▸ Exercise: Review the listing and copy each line that holds the word "picture".

---- Available data

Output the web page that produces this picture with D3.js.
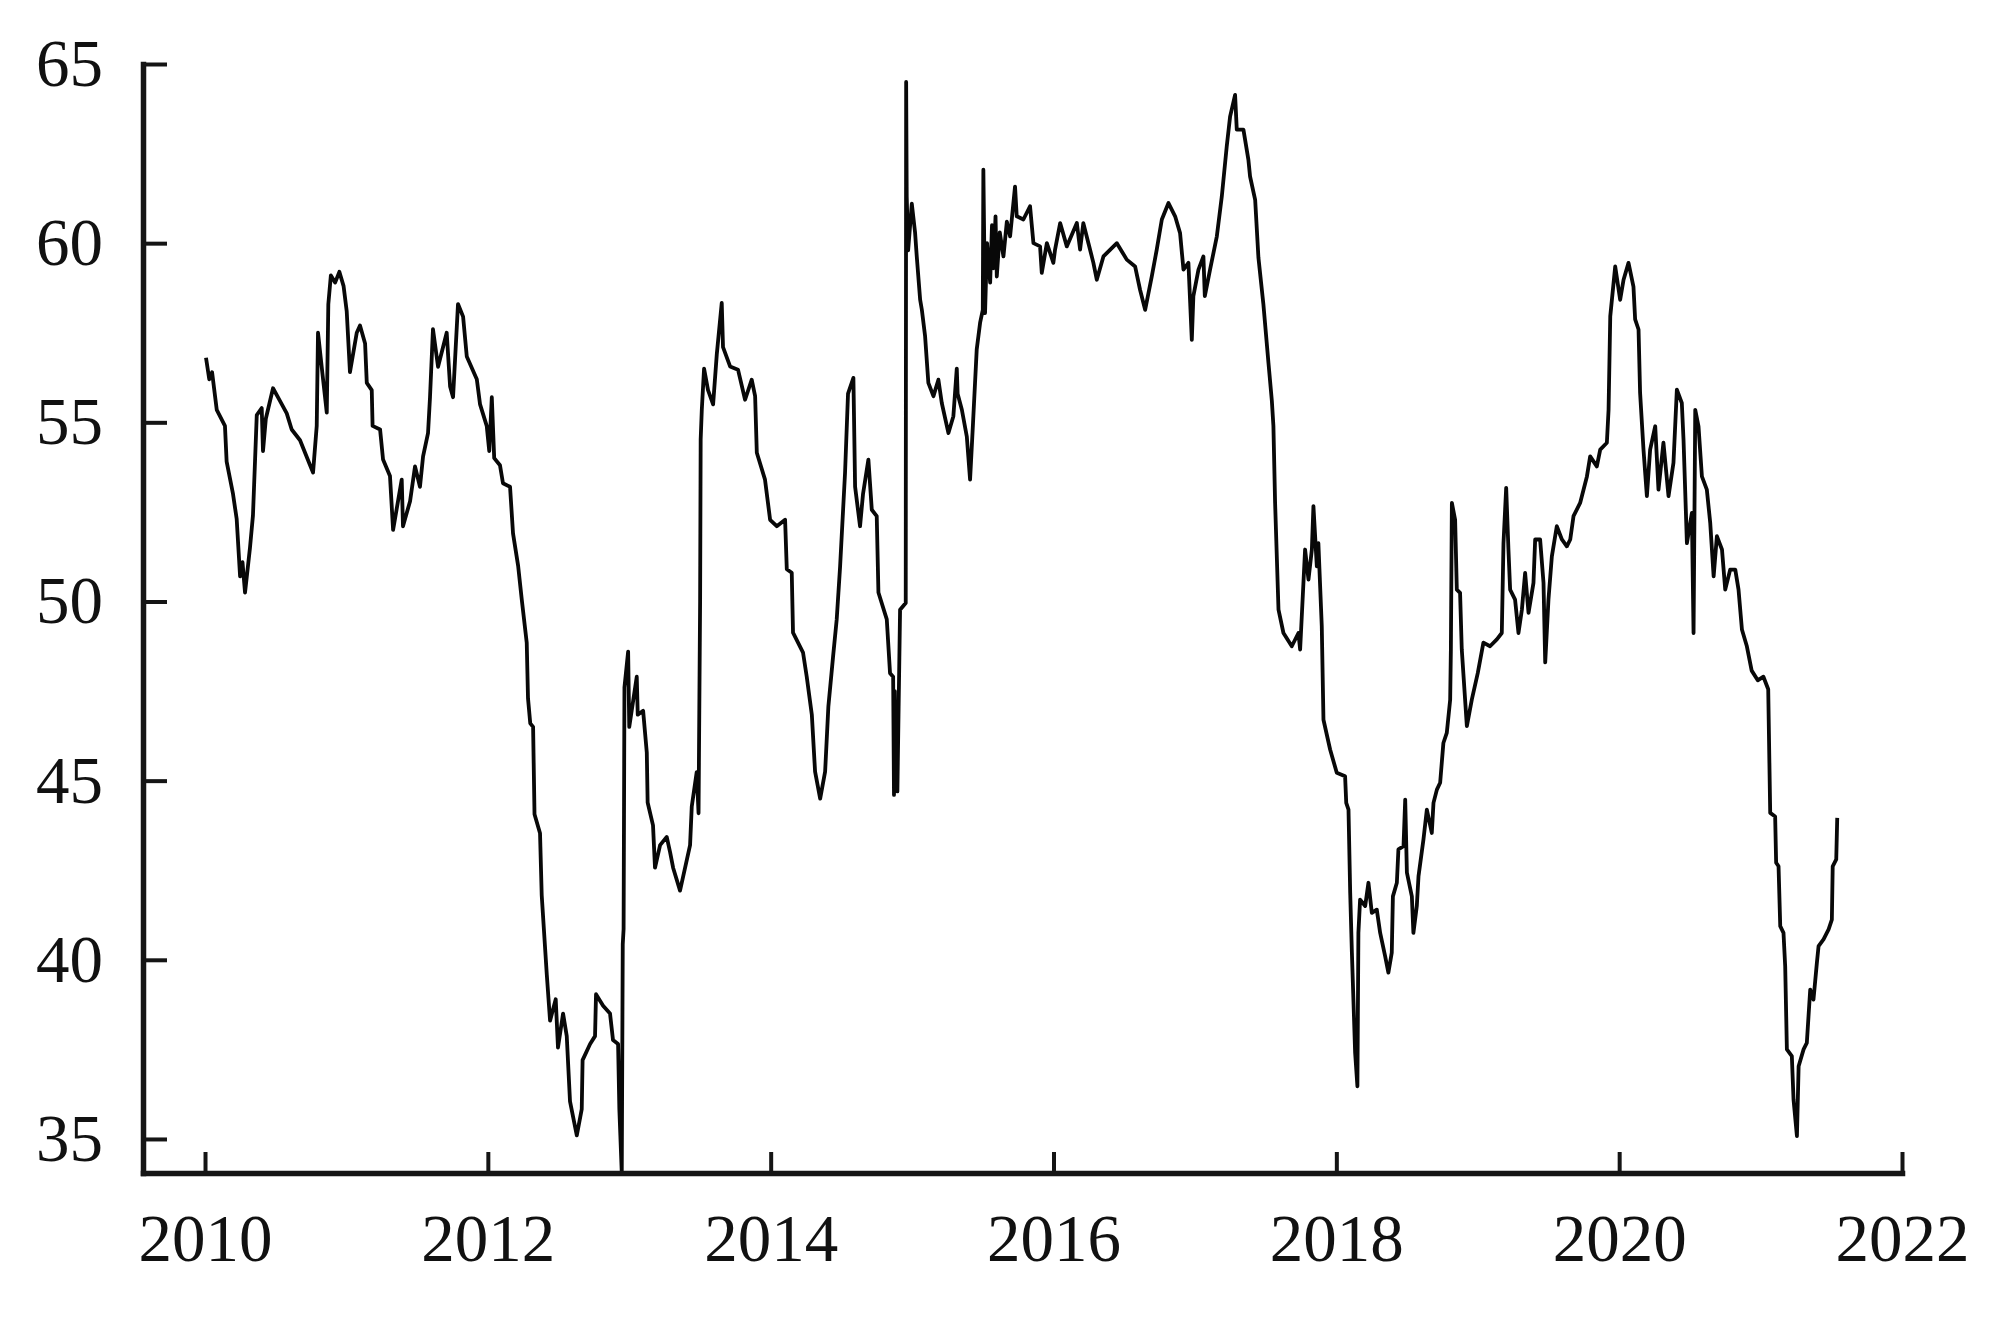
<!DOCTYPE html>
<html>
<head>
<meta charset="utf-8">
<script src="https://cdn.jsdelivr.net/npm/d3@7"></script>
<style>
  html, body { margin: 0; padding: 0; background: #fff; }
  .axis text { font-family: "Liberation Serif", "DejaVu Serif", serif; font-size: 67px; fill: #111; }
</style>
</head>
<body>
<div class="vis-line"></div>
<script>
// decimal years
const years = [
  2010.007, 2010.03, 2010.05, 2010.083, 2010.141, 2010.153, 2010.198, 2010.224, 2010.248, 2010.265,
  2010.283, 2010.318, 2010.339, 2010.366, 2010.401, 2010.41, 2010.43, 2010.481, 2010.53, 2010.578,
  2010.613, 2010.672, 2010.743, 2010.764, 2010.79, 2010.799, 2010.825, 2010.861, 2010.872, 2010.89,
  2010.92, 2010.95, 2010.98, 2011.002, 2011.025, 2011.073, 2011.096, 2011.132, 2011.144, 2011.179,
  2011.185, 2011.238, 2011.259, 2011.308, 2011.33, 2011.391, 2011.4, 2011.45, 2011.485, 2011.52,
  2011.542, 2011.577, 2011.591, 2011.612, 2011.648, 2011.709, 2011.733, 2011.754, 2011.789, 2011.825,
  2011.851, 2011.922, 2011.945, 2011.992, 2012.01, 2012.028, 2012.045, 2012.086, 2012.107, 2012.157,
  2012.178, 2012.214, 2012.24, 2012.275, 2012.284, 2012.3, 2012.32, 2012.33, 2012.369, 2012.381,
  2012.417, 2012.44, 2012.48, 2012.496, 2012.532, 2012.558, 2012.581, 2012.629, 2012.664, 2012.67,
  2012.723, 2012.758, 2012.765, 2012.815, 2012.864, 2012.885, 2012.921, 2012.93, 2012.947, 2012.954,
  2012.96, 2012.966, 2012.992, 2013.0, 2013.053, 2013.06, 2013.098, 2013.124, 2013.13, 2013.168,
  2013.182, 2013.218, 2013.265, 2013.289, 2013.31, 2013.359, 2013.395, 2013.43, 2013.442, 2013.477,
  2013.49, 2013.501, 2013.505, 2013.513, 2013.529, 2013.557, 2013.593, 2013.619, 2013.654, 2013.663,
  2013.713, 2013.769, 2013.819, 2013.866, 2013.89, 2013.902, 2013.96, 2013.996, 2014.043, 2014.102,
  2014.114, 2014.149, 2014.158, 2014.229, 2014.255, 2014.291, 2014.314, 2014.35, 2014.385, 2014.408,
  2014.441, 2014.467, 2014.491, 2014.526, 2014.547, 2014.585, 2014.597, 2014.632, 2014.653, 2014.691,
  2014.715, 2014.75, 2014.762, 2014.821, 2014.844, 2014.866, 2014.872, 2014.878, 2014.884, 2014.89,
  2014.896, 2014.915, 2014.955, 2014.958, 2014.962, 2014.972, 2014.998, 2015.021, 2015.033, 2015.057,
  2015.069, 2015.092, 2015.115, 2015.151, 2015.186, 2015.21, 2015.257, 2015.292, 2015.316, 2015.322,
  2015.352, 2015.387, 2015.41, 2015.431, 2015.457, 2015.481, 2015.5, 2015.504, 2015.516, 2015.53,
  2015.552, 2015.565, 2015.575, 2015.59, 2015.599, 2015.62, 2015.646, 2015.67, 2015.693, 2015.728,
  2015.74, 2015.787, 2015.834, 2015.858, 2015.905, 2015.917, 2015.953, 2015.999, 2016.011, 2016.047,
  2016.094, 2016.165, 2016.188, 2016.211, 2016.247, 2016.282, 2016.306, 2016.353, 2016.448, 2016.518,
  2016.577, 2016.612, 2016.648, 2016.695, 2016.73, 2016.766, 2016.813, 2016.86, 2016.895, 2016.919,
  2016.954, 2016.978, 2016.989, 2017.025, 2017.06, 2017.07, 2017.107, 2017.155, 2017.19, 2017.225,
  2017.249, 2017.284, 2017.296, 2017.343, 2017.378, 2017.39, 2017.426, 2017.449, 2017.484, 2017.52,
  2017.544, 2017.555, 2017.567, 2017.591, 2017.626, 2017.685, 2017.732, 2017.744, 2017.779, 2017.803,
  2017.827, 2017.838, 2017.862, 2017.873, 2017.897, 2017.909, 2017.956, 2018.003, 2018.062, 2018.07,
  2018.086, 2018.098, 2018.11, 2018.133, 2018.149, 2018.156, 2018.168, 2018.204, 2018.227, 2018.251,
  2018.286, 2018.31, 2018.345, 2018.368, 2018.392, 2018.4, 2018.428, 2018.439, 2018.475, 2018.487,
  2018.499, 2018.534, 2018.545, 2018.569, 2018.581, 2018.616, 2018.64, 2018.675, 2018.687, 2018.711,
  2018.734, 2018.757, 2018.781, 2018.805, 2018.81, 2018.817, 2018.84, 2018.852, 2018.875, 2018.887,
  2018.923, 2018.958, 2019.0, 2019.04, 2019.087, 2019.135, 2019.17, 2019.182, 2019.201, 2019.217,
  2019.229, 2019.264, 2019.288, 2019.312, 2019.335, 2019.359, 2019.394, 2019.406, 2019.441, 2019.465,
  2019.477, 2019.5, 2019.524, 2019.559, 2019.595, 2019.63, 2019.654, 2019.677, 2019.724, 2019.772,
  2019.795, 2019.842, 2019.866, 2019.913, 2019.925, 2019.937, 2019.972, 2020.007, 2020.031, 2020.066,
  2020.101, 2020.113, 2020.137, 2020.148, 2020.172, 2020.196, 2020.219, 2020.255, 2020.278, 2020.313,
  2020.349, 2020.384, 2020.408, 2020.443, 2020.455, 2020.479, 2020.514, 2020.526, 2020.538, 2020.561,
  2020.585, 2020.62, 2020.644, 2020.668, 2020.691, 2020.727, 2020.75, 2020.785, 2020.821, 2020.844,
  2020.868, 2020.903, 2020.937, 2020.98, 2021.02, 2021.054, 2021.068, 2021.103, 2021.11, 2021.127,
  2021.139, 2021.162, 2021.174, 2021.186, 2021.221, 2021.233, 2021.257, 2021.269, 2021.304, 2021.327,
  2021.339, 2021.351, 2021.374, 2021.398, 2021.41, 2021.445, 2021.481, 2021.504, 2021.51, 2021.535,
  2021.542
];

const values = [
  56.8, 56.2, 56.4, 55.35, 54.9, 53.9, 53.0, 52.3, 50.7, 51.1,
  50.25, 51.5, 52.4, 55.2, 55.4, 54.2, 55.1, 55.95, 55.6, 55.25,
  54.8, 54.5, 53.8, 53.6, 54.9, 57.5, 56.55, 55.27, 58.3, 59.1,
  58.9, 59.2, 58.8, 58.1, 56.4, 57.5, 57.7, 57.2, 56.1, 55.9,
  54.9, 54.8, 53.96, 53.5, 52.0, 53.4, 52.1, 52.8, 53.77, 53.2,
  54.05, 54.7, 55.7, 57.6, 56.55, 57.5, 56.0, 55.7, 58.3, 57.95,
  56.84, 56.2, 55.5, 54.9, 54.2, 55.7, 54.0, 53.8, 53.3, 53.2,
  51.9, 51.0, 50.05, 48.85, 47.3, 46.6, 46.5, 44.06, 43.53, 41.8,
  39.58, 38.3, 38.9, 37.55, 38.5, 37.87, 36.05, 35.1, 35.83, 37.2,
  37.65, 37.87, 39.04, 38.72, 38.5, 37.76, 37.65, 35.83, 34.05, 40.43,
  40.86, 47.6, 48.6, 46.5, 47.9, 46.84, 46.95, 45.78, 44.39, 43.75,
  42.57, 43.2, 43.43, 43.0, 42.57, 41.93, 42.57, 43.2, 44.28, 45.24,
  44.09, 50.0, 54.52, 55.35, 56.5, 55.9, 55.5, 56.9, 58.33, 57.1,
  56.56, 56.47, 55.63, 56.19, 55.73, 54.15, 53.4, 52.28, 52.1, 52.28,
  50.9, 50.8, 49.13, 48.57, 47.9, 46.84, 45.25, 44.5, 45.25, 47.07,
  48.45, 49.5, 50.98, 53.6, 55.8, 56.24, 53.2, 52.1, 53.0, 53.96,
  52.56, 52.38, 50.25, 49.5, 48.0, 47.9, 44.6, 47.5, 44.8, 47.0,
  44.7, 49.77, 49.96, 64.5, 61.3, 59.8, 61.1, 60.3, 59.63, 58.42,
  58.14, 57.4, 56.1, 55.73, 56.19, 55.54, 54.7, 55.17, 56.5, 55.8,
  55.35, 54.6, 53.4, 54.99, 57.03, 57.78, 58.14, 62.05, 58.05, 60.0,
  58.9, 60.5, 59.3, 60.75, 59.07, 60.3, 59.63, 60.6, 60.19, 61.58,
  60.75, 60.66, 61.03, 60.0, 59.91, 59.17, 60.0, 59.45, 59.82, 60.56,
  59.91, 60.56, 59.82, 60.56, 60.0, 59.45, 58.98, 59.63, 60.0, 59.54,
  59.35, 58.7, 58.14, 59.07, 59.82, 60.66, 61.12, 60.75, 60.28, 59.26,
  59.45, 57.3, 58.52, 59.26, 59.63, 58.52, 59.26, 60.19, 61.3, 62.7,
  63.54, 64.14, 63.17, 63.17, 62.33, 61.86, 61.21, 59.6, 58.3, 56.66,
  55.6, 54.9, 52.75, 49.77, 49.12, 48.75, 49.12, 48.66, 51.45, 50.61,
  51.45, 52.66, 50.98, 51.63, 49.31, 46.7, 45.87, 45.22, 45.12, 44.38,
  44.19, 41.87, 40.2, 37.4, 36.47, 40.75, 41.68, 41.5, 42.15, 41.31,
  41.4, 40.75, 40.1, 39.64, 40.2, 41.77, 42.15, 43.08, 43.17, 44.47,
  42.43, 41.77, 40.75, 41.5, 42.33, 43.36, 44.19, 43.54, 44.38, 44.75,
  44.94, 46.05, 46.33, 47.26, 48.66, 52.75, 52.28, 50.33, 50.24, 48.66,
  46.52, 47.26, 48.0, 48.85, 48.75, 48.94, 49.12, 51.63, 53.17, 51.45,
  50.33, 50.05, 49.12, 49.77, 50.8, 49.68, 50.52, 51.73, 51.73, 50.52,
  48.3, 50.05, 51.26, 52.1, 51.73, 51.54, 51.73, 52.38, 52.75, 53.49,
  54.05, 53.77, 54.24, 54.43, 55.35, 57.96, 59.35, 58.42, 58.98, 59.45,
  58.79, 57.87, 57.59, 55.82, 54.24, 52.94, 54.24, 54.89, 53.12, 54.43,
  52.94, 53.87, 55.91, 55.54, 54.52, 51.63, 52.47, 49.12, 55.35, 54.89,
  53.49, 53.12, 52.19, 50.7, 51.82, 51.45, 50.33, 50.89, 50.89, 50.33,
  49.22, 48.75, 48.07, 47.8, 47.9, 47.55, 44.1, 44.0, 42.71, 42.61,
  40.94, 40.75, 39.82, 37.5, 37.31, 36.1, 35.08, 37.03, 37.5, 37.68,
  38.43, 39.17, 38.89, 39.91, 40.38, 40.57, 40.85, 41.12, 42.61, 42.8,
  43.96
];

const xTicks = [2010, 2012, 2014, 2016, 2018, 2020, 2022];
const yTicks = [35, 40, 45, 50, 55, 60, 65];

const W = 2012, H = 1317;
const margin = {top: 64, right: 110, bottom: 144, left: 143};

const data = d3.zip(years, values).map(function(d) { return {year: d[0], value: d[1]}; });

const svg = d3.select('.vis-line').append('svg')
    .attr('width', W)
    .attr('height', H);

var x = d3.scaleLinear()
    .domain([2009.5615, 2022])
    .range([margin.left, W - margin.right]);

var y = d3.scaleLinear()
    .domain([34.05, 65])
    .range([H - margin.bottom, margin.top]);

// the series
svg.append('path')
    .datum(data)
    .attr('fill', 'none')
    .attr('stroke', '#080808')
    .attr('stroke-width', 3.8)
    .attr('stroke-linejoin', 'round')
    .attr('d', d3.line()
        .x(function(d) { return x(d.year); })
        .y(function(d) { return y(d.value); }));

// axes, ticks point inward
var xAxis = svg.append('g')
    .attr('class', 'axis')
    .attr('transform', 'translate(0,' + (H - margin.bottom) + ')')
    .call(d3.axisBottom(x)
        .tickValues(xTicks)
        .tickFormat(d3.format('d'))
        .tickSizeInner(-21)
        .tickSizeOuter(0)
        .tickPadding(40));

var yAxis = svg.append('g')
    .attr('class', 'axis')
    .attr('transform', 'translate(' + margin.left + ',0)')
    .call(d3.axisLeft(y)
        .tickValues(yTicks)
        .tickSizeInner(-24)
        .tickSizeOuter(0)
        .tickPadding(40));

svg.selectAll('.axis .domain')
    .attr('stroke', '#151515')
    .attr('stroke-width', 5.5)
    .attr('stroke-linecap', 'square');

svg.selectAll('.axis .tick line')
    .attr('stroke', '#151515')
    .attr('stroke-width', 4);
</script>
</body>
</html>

--------

▸ Task solution:
Output the web page that produces this picture with D3.js.

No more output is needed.